Suddenly something clamped onto my butt and I let out a tremendous yell and turned around to see her Doberman's head sticking out through a hole in the hedge!  The dog was grinning at me mischievously.
"King Richard!"  the woman screamed.  She ran over.  "Are you all right?"  she asked.
"I think so," I answered.  I was.  He hadn't even broken the skin but you wouldn't have believed the bruise he left.
"He's never done anything like that before!"  the woman managed.  "I don't know what got into him!"
"Well, I just hope it doesn't get into him again!"  I managed, and hurried off, wanting to put a great deal of distance between me and the dog.  As far as I know King Richard never bit anybody else!  I wish he hadn't bit me.
My final Doberman story came when I hitchhiked to the state capitol to get a permit for the motor scooter I had bought, refurbished, and was ready to ride.  I had gotten the permit and was headed home walking down a quiet street when I heard a noise.  I looked to see a large Doberman charging down the street after me.  Wanting to find a less open place I ran down the street and jumped a low wall.  The only problem was, the wall was much lower on the other side, and I landed beside some peoples' swimming pool.  An old couple were sitting there with a young girl in one of the skimpiest bikinis I'd seen up to that time. "Well!"  the girl laughed, "Have the marines landed?"
A huge boxer rose from behind her chair and came out growling at me menacingly.  At that moment the Doberman came flying over the wall.  Having made the same mistake I did, he hit the ground rather hard, letting out a rather loud yip.  He gained his feet, however, and turned around, again looking at me menacingly.  Then, the boxer charged forward barking at the top of his lungs.  The Doberman took one look and literally ran up the wall!
To this day I can't believe he made that leap!  But his visit was very brief.  The boxer snorted after him, turned around, walked back to me, jumped up on me, and began to lick my face. "St.
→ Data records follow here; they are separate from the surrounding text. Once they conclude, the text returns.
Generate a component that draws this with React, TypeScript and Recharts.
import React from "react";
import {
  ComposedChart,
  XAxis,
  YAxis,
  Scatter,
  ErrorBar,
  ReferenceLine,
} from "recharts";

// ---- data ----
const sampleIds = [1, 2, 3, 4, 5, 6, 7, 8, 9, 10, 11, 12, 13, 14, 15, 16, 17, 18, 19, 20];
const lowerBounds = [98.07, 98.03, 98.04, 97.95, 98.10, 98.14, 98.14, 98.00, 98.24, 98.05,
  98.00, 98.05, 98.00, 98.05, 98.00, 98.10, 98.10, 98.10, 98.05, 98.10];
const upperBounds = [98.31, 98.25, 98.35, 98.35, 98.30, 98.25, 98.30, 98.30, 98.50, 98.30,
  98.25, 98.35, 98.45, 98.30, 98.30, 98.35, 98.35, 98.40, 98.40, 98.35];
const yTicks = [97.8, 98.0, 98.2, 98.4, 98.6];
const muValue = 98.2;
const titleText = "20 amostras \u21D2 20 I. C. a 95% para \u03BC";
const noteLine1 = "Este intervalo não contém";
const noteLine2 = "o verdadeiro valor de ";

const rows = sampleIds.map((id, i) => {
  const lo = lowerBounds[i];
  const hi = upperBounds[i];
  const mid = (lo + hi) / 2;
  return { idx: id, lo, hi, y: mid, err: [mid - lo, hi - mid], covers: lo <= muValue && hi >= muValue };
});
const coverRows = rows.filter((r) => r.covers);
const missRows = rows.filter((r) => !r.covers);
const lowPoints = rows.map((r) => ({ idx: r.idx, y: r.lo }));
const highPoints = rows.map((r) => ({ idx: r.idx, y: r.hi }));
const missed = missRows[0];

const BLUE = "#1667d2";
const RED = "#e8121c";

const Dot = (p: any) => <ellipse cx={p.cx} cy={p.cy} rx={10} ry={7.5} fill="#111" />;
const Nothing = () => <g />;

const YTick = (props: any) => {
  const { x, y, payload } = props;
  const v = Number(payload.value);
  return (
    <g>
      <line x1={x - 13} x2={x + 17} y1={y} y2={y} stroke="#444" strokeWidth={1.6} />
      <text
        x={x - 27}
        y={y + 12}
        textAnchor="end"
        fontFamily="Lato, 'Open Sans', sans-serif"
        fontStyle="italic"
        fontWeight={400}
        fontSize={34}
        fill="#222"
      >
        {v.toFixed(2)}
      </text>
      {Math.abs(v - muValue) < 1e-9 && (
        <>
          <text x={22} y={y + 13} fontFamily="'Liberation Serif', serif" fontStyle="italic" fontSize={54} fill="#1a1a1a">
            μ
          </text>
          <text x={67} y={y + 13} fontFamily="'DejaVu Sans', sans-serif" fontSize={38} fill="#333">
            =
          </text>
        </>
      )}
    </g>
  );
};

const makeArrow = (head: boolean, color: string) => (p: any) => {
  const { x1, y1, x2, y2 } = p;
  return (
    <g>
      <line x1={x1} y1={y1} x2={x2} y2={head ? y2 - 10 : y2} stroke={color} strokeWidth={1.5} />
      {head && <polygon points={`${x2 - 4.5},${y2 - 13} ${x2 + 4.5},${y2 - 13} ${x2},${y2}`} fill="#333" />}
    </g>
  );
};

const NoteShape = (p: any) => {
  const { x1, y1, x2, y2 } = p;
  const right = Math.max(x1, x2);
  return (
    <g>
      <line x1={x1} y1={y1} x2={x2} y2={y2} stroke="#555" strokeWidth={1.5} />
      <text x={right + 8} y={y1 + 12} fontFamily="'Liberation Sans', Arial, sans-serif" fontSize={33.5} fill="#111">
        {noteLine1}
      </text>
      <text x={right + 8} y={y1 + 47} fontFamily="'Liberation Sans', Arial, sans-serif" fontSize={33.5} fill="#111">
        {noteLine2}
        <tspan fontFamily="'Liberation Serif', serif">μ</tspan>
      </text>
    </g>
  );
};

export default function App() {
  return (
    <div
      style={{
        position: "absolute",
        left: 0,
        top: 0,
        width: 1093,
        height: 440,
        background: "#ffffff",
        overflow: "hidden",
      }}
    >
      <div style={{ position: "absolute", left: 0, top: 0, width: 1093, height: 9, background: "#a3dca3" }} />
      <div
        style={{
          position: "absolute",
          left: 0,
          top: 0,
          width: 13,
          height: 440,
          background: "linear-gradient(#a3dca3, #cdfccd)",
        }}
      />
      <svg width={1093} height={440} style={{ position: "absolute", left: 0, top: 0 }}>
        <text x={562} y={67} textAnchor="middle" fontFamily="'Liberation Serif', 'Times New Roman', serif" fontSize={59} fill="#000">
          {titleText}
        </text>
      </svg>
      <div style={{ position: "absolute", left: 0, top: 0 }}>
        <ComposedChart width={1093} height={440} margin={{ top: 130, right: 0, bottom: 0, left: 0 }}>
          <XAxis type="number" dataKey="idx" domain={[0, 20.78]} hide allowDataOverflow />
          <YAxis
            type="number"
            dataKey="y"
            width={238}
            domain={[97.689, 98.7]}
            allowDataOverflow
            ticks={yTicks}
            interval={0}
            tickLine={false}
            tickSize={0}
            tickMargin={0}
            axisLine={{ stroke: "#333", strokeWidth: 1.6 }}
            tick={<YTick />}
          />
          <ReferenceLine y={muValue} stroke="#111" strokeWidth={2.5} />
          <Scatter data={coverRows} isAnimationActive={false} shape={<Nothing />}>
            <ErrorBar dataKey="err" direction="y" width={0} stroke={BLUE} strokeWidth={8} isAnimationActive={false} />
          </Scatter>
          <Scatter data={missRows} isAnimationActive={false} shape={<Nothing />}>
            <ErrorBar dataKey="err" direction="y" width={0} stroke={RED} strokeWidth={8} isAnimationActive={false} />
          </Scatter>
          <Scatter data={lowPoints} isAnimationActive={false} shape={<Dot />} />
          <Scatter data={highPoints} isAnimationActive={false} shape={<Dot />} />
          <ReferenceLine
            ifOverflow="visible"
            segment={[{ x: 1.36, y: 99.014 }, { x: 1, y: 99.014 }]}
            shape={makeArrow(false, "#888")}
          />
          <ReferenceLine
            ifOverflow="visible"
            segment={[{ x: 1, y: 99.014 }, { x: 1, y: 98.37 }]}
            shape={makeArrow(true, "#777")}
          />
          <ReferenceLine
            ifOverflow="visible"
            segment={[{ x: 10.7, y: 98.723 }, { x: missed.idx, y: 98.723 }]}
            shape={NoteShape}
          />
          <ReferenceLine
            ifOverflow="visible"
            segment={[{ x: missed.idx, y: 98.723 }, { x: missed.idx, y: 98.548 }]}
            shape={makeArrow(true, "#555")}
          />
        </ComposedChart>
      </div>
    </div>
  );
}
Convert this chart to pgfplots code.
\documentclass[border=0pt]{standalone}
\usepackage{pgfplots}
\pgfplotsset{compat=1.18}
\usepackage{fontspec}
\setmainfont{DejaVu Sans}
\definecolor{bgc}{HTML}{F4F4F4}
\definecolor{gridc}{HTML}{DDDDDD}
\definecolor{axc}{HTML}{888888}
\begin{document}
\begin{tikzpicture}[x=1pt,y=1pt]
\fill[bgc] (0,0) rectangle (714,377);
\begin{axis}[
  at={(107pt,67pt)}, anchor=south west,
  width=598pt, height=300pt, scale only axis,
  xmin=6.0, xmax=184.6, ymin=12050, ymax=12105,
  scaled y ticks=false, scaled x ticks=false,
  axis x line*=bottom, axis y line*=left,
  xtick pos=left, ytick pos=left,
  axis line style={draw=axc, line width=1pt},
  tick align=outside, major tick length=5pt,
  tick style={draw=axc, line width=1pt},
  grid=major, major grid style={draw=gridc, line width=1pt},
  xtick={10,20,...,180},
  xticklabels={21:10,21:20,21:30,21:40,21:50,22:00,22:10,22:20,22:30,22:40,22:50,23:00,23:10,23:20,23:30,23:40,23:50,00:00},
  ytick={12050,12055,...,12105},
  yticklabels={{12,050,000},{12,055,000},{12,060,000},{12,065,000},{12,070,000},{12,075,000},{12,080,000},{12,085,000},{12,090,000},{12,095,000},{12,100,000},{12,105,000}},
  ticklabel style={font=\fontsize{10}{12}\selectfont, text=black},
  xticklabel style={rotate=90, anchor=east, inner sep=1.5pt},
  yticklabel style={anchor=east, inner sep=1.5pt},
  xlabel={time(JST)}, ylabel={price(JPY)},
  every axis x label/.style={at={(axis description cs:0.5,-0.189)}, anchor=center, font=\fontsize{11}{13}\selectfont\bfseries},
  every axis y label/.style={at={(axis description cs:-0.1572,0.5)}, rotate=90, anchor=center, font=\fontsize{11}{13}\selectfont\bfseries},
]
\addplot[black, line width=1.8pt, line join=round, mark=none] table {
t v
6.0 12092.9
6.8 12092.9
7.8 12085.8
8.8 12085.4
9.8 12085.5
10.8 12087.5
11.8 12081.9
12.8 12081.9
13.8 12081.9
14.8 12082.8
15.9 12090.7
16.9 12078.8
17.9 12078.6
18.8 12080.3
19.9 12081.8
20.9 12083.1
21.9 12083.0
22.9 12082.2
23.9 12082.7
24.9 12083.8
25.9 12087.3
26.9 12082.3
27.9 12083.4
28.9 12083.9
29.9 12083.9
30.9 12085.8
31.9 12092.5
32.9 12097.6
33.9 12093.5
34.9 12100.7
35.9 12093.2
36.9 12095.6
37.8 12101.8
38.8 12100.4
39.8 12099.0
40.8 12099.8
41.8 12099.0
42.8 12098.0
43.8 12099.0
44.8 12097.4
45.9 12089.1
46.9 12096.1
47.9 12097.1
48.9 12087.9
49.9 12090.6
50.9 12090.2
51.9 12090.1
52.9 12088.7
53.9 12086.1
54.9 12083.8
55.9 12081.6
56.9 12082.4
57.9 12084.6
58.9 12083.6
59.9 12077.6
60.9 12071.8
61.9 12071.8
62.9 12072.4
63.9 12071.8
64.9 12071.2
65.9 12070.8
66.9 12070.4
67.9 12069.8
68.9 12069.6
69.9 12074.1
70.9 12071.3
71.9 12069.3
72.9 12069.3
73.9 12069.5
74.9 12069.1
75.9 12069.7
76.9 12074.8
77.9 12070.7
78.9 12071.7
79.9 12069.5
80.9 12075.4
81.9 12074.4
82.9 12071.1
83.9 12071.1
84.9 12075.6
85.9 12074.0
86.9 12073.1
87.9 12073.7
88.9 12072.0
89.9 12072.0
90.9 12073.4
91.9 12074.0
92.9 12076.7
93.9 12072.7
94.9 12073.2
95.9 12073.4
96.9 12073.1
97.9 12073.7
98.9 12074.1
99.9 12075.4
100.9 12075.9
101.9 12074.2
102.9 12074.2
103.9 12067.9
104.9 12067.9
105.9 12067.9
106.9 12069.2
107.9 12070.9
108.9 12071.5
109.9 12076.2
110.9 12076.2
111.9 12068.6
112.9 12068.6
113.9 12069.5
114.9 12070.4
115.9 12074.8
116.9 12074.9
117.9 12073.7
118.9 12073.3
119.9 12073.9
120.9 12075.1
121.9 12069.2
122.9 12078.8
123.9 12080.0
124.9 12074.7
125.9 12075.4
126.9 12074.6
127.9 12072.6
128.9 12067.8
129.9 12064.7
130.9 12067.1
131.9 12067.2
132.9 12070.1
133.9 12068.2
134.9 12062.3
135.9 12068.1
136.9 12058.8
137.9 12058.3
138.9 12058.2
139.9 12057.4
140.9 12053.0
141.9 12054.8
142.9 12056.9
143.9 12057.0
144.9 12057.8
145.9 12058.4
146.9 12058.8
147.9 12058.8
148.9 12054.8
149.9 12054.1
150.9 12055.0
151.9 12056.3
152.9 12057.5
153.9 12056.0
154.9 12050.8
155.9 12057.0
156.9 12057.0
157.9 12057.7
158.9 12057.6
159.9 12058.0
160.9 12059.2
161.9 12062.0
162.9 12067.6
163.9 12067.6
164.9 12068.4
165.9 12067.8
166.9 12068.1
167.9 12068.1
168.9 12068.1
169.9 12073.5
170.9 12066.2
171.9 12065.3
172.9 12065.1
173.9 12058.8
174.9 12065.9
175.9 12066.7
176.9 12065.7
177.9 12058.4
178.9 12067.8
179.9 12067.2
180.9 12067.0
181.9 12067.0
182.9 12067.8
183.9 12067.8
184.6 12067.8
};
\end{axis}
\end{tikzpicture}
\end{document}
Peter!"  the older woman called, "You stop that!  Mind your manners!"
The dog got down begrudgingly.  He was enjoying the ear scratch I was giving him, and took his position by the young lady. "Well," the man said, "sit down young man!  Rest yourself!  Being chased by Zeus is not one of life's most pleasant experiences.  May, get the young man a sandwich!"
We visited for several minutes, then the man very kindly gave me a ride outside of town where I'd be able to easily catch a lift home.  He assured me he would register another complaint about Zeus being lose.  I certainly hope he did, though his chasing me caused me to meet some very nice people, I still would have preferred to meet them some other way.
I never got to ride the scooter, by the way, except around the field.  An old friend of the family was killed on his motorcycle that same day and my mother refused to let me ride it on the roads.
"You've fallen off your bike so many times," she remarked, "I $on't want you falling off THAT thing at forty miles an hour!"
She was probably right.  A while later however, I got my first car, and that more than made up for not getting to ride the scooter.